> **Stated task**: Set down every entry word for word. Omit the pictures.

[A block of data]
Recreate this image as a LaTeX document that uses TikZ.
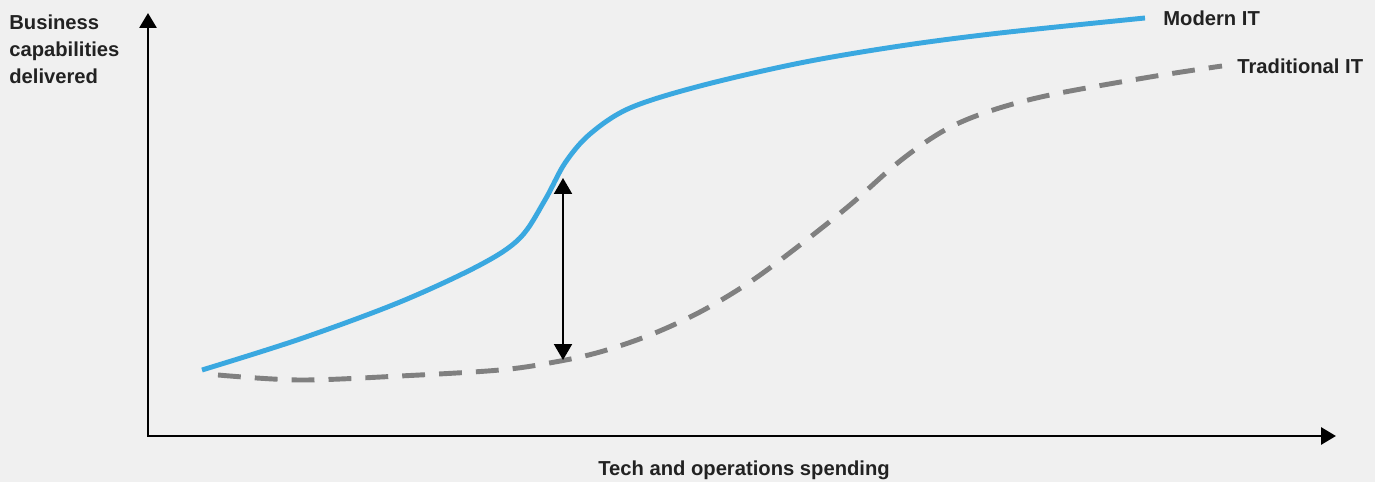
\documentclass[tikz,border=0pt]{standalone}
\usepackage{fontspec}
\setmainfont{Liberation Sans}
\usetikzlibrary{arrows.meta, positioning}
\definecolor{bgGray}{HTML}{F0F0F0}
\definecolor{modernBlue}{HTML}{3AA8E0}
\definecolor{tradGray}{HTML}{808080}
\definecolor{inkDark}{HTML}{222222}
\tikzset{
  axis/.style = {
    {Triangle[length=3mm, width=3.4mm]}-{Triangle[length=3mm, width=3.4mm]},
    line width=1.6pt,
  },
  gap/.style = {
    {Triangle[length=3.2mm, width=3.6mm]}-{Triangle[length=3.2mm, width=3.6mm]},
    line width=1.2pt,
  },
  modern/.style = {
    draw=modernBlue,
    line width=2.8pt,
  },
  traditional/.style = {
    draw=tradGray,
    line width=2.8pt,
    dash pattern=on 13pt off 8pt,
  },
  caption/.style = {
    font=\bfseries\fontsize{11.5}{15.3}\selectfont,
    text=inkDark,
    inner sep=0pt,
  },
}

\begin{document}
\begin{tikzpicture}[x=0.02cm, y=-0.02cm]
\fill[bgGray] (0,0) rectangle (1375,482);
\useasboundingbox (0,0) rectangle (1375,482);

\coordinate (Origin) at (148,436);
\coordinate (YTop) at (148,13);
\coordinate (XEnd) at (1336,436);

\draw[modern] plot[smooth, tension=0.55] coordinates {
  (202,370) (300,339) (400,302) (480,265) (520,238) (545,200)
  (565,163) (590,134) (630,108) (700,86) (800,63) (900,46)
  (1000,33) (1145,18)
};
\coordinate (ModernEnd) at (1145,18);

\draw[traditional] plot[smooth, tension=0.55] coordinates {
  (218,375) (300,380) (400,376) (500,370) (555,362) (600,352)
  (650,335) (700,312) (750,282) (800,245) (850,205) (900,161)
  (945,130) (990,111) (1050,95) (1150,77) (1222,66)
};
\coordinate (TraditionalEnd) at (1222,66);

\draw[axis] (YTop) -- (Origin) -- (XEnd);

\coordinate (GapTop) at (563,178);
\coordinate (GapBottom) at (563,360);
\draw[gap] (GapTop) -- (GapBottom);

\node(ModernLabel)[caption, anchor=west, right=18 of ModernEnd] {Modern IT};
\node(TraditionalLabel)[caption, anchor=west, right=15 of TraditionalEnd] {Traditional IT};

\node(YLabel)[caption, anchor=north west, align=left] at (9,15) {
  Business\\
  capabilities\\
  delivered
};
\node(XLabel)[caption, anchor=base] at (744,475) {Tech and operations spending};

\end{tikzpicture}
\end{document}
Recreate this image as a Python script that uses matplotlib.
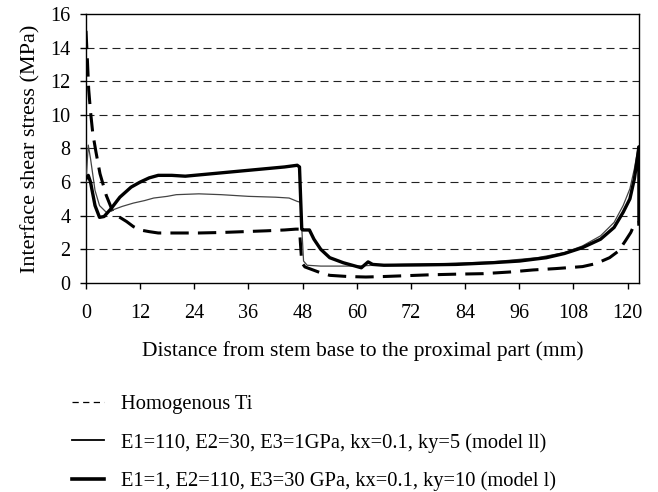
import matplotlib.pyplot as plt
from matplotlib.lines import Line2D

plt.rcParams['font.family'] = ['Liberation Serif', 'DejaVu Serif']

# Homogenous Ti stem
x_ti = [0, 0.3, 0.6, 1.0, 1.5, 2.2, 3.1, 4.5, 6, 7.5, 9, 10.5, 12, 14, 16, 20, 25, 30, 35,
        40, 44, 46.5, 47.3, 47.8, 48.5, 50, 52, 54, 58, 62, 66, 70, 76, 82, 88, 94, 99,
        104, 110, 113, 116, 118, 119.5, 120.7, 121.6, 122.5]
y_ti = [15.0, 13.3, 11.5, 10.2, 8.9, 7.8, 6.5, 5.2, 4.2, 3.9, 3.65, 3.35, 3.15, 3.05, 2.97,
        2.97, 2.97, 3.0, 3.05, 3.1, 3.15, 3.2, 3.2, 1.2, 0.95, 0.8, 0.6, 0.45, 0.38, 0.35,
        0.38, 0.42, 0.48, 0.52, 0.55, 0.65, 0.77, 0.85, 0.97, 1.15, 1.5, 1.9, 2.5, 3.0,
        3.55, 3.6]

# model ll
x_m2 = [0, 0.5, 1.0, 2, 3, 4.5, 6, 8, 10.5, 13, 15, 18, 20, 25, 30, 36, 42, 45, 46.8, 47.5,
        48.2, 49, 52, 56, 60, 64, 70, 80, 90, 100, 106, 110, 114, 117, 119, 120.5, 121.5,
        122.3, 122.5]
y_m2 = [6.0, 8.2, 7.4, 5.5, 4.6, 4.2, 4.35, 4.55, 4.75, 4.9, 5.05, 5.15, 5.25, 5.3, 5.25,
        5.15, 5.1, 5.05, 4.85, 4.8, 1.3, 1.05, 1.0, 1.0, 1.0, 1.05, 1.1, 1.15, 1.25, 1.5,
        1.8, 2.2, 2.8, 3.6, 4.6, 5.6, 6.8, 8.0, 4.0]

# model l
x_m1 = [0, 0.5, 1.0, 2.0, 3.0, 4.0, 5.5, 7.5, 10, 12, 14, 16, 19, 22, 26, 32, 38, 44, 46.8,
        47.3, 47.8, 48.0, 49.5, 50.5, 52, 54, 57, 61, 62.5, 63.5, 66, 74, 82, 90, 96, 102,
        106, 110, 114, 117, 119, 120.5, 121.5, 122.2, 122.5, 122.5]
y_m1 = [6.2, 6.4, 6.0, 4.6, 3.9, 3.95, 4.4, 5.1, 5.7, 6.0, 6.25, 6.4, 6.4, 6.35, 6.45, 6.6,
        6.75, 6.9, 7.0, 6.9, 3.2, 3.15, 3.15, 2.6, 2.0, 1.5, 1.2, 0.9, 1.25, 1.1, 1.05,
        1.07, 1.1, 1.2, 1.3, 1.5, 1.75, 2.1, 2.6, 3.3, 4.2, 5.0, 6.2, 7.5, 8.1, 3.5]

labels = ['Homogenous Ti',
          'E1=110, E2=30, E3=1GPa, kx=0.1, ky=5 (model ll)',
          'E1=1, E2=110, E3=30 GPa, kx=0.1, ky=10 (model l)']
x_ticks = list(range(0, 121, 12))
y_ticks = list(range(0, 17, 2))

fig = plt.figure(figsize=(6.58, 4.92), dpi=100)
ax = fig.add_axes([0.1307, 0.425, 0.8403, 0.5465])

for yv in y_ticks[1:-1]:
    ax.axhline(yv, color='#222222', lw=0.8, linestyle=(0, (7.2, 4.5)), zorder=1)

ax.plot(x_ti, y_ti, color='black', lw=2.2, linestyle=(0, (6, 3)), zorder=3)
ax.plot(x_m2, y_m2, color='#444444', lw=0.9, zorder=4)
ax.plot(x_m1, y_m1, color='black', lw=2.4, zorder=5)

ax.set_xlim(0, 122.5)
ax.set_ylim(0, 16)
ax.set_xticks(x_ticks)
ax.set_yticks(y_ticks)
ax.tick_params(labelsize=14.5, direction='out', length=4, width=1)
ax.tick_params(axis='x', pad=11)
ax.tick_params(axis='y', pad=7)
for s in ax.spines.values():
    s.set_linewidth(1.0)

ax.set_xlabel('Distance from stem base to the proximal part (mm)', fontsize=15.5, labelpad=13)
ax.set_ylabel('Interface shear stress (MPa)', fontsize=16, labelpad=7)

handles = [Line2D([], [], color='black', lw=0.9, linestyle=(0, (5, 3.5))),
           Line2D([], [], color='black', lw=1.3),
           Line2D([], [], color='black', lw=2.6)]
fig.legend(handles, labels, loc='upper left', bbox_to_anchor=(0.094, 0.218),
           frameon=False, fontsize=14.8, handlelength=1.55, handletextpad=0.85,
           labelspacing=0.9, borderpad=0)

fig.savefig('out.png', dpi=100)
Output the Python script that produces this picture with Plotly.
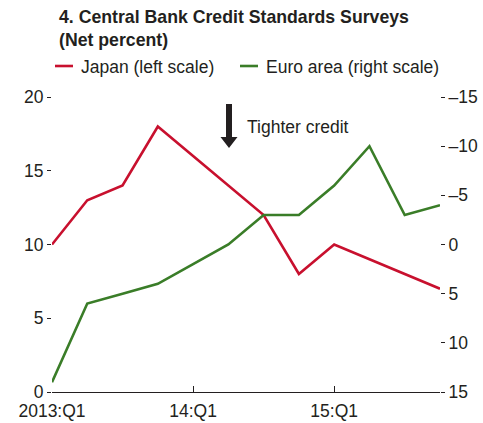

> **Correct response**:
Recreate this image as a LaTeX document that uses TikZ.
\documentclass[tikz,border=0pt]{standalone}
\usepackage{fontspec}
\setmainfont{Liberation Sans}
\usetikzlibrary{arrows.meta, positioning}
\definecolor{bgGray}{HTML}{F0F0F0}
\definecolor{modernBlue}{HTML}{3AA8E0}
\definecolor{tradGray}{HTML}{808080}
\definecolor{inkDark}{HTML}{222222}
\tikzset{
  axis/.style = {
    {Triangle[length=3mm, width=3.4mm]}-{Triangle[length=3mm, width=3.4mm]},
    line width=1.6pt,
  },
  gap/.style = {
    {Triangle[length=3.2mm, width=3.6mm]}-{Triangle[length=3.2mm, width=3.6mm]},
    line width=1.2pt,
  },
  modern/.style = {
    draw=modernBlue,
    line width=2.8pt,
  },
  traditional/.style = {
    draw=tradGray,
    line width=2.8pt,
    dash pattern=on 13pt off 8pt,
  },
  caption/.style = {
    font=\bfseries\fontsize{11.5}{15.3}\selectfont,
    text=inkDark,
    inner sep=0pt,
  },
}

\begin{document}
\begin{tikzpicture}[x=0.02cm, y=-0.02cm]
\fill[bgGray] (0,0) rectangle (1375,482);
\useasboundingbox (0,0) rectangle (1375,482);

\coordinate (Origin) at (148,436);
\coordinate (YTop) at (148,13);
\coordinate (XEnd) at (1336,436);

\draw[modern] plot[smooth, tension=0.55] coordinates {
  (202,370) (300,339) (400,302) (480,265) (520,238) (545,200)
  (565,163) (590,134) (630,108) (700,86) (800,63) (900,46)
  (1000,33) (1145,18)
};
\coordinate (ModernEnd) at (1145,18);

\draw[traditional] plot[smooth, tension=0.55] coordinates {
  (218,375) (300,380) (400,376) (500,370) (555,362) (600,352)
  (650,335) (700,312) (750,282) (800,245) (850,205) (900,161)
  (945,130) (990,111) (1050,95) (1150,77) (1222,66)
};
\coordinate (TraditionalEnd) at (1222,66);

\draw[axis] (YTop) -- (Origin) -- (XEnd);

\coordinate (GapTop) at (563,178);
\coordinate (GapBottom) at (563,360);
\draw[gap] (GapTop) -- (GapBottom);

\node(ModernLabel)[caption, anchor=west, right=18 of ModernEnd] {Modern IT};
\node(TraditionalLabel)[caption, anchor=west, right=15 of TraditionalEnd] {Traditional IT};

\node(YLabel)[caption, anchor=north west, align=left] at (9,15) {
  Business\\
  capabilities\\
  delivered
};
\node(XLabel)[caption, anchor=base] at (744,475) {Tech and operations spending};

\end{tikzpicture}
\end{document}
Recreate this image as a Python script that uses matplotlib.
import matplotlib.pyplot as plt
from matplotlib.lines import Line2D

plt.rcParams['font.family'] = ['Liberation Serif', 'DejaVu Serif']

# Homogenous Ti stem
x_ti = [0, 0.3, 0.6, 1.0, 1.5, 2.2, 3.1, 4.5, 6, 7.5, 9, 10.5, 12, 14, 16, 20, 25, 30, 35,
        40, 44, 46.5, 47.3, 47.8, 48.5, 50, 52, 54, 58, 62, 66, 70, 76, 82, 88, 94, 99,
        104, 110, 113, 116, 118, 119.5, 120.7, 121.6, 122.5]
y_ti = [15.0, 13.3, 11.5, 10.2, 8.9, 7.8, 6.5, 5.2, 4.2, 3.9, 3.65, 3.35, 3.15, 3.05, 2.97,
        2.97, 2.97, 3.0, 3.05, 3.1, 3.15, 3.2, 3.2, 1.2, 0.95, 0.8, 0.6, 0.45, 0.38, 0.35,
        0.38, 0.42, 0.48, 0.52, 0.55, 0.65, 0.77, 0.85, 0.97, 1.15, 1.5, 1.9, 2.5, 3.0,
        3.55, 3.6]

# model ll
x_m2 = [0, 0.5, 1.0, 2, 3, 4.5, 6, 8, 10.5, 13, 15, 18, 20, 25, 30, 36, 42, 45, 46.8, 47.5,
        48.2, 49, 52, 56, 60, 64, 70, 80, 90, 100, 106, 110, 114, 117, 119, 120.5, 121.5,
        122.3, 122.5]
y_m2 = [6.0, 8.2, 7.4, 5.5, 4.6, 4.2, 4.35, 4.55, 4.75, 4.9, 5.05, 5.15, 5.25, 5.3, 5.25,
        5.15, 5.1, 5.05, 4.85, 4.8, 1.3, 1.05, 1.0, 1.0, 1.0, 1.05, 1.1, 1.15, 1.25, 1.5,
        1.8, 2.2, 2.8, 3.6, 4.6, 5.6, 6.8, 8.0, 4.0]

# model l
x_m1 = [0, 0.5, 1.0, 2.0, 3.0, 4.0, 5.5, 7.5, 10, 12, 14, 16, 19, 22, 26, 32, 38, 44, 46.8,
        47.3, 47.8, 48.0, 49.5, 50.5, 52, 54, 57, 61, 62.5, 63.5, 66, 74, 82, 90, 96, 102,
        106, 110, 114, 117, 119, 120.5, 121.5, 122.2, 122.5, 122.5]
y_m1 = [6.2, 6.4, 6.0, 4.6, 3.9, 3.95, 4.4, 5.1, 5.7, 6.0, 6.25, 6.4, 6.4, 6.35, 6.45, 6.6,
        6.75, 6.9, 7.0, 6.9, 3.2, 3.15, 3.15, 2.6, 2.0, 1.5, 1.2, 0.9, 1.25, 1.1, 1.05,
        1.07, 1.1, 1.2, 1.3, 1.5, 1.75, 2.1, 2.6, 3.3, 4.2, 5.0, 6.2, 7.5, 8.1, 3.5]

labels = ['Homogenous Ti',
          'E1=110, E2=30, E3=1GPa, kx=0.1, ky=5 (model ll)',
          'E1=1, E2=110, E3=30 GPa, kx=0.1, ky=10 (model l)']
x_ticks = list(range(0, 121, 12))
y_ticks = list(range(0, 17, 2))

fig = plt.figure(figsize=(6.58, 4.92), dpi=100)
ax = fig.add_axes([0.1307, 0.425, 0.8403, 0.5465])

for yv in y_ticks[1:-1]:
    ax.axhline(yv, color='#222222', lw=0.8, linestyle=(0, (7.2, 4.5)), zorder=1)

ax.plot(x_ti, y_ti, color='black', lw=2.2, linestyle=(0, (6, 3)), zorder=3)
ax.plot(x_m2, y_m2, color='#444444', lw=0.9, zorder=4)
ax.plot(x_m1, y_m1, color='black', lw=2.4, zorder=5)

ax.set_xlim(0, 122.5)
ax.set_ylim(0, 16)
ax.set_xticks(x_ticks)
ax.set_yticks(y_ticks)
ax.tick_params(labelsize=14.5, direction='out', length=4, width=1)
ax.tick_params(axis='x', pad=11)
ax.tick_params(axis='y', pad=7)
for s in ax.spines.values():
    s.set_linewidth(1.0)

ax.set_xlabel('Distance from stem base to the proximal part (mm)', fontsize=15.5, labelpad=13)
ax.set_ylabel('Interface shear stress (MPa)', fontsize=16, labelpad=7)

handles = [Line2D([], [], color='black', lw=0.9, linestyle=(0, (5, 3.5))),
           Line2D([], [], color='black', lw=1.3),
           Line2D([], [], color='black', lw=2.6)]
fig.legend(handles, labels, loc='upper left', bbox_to_anchor=(0.094, 0.218),
           frameon=False, fontsize=14.8, handlelength=1.55, handletextpad=0.85,
           labelspacing=0.9, borderpad=0)

fig.savefig('out.png', dpi=100)
Output the Python script that produces this picture with Plotly.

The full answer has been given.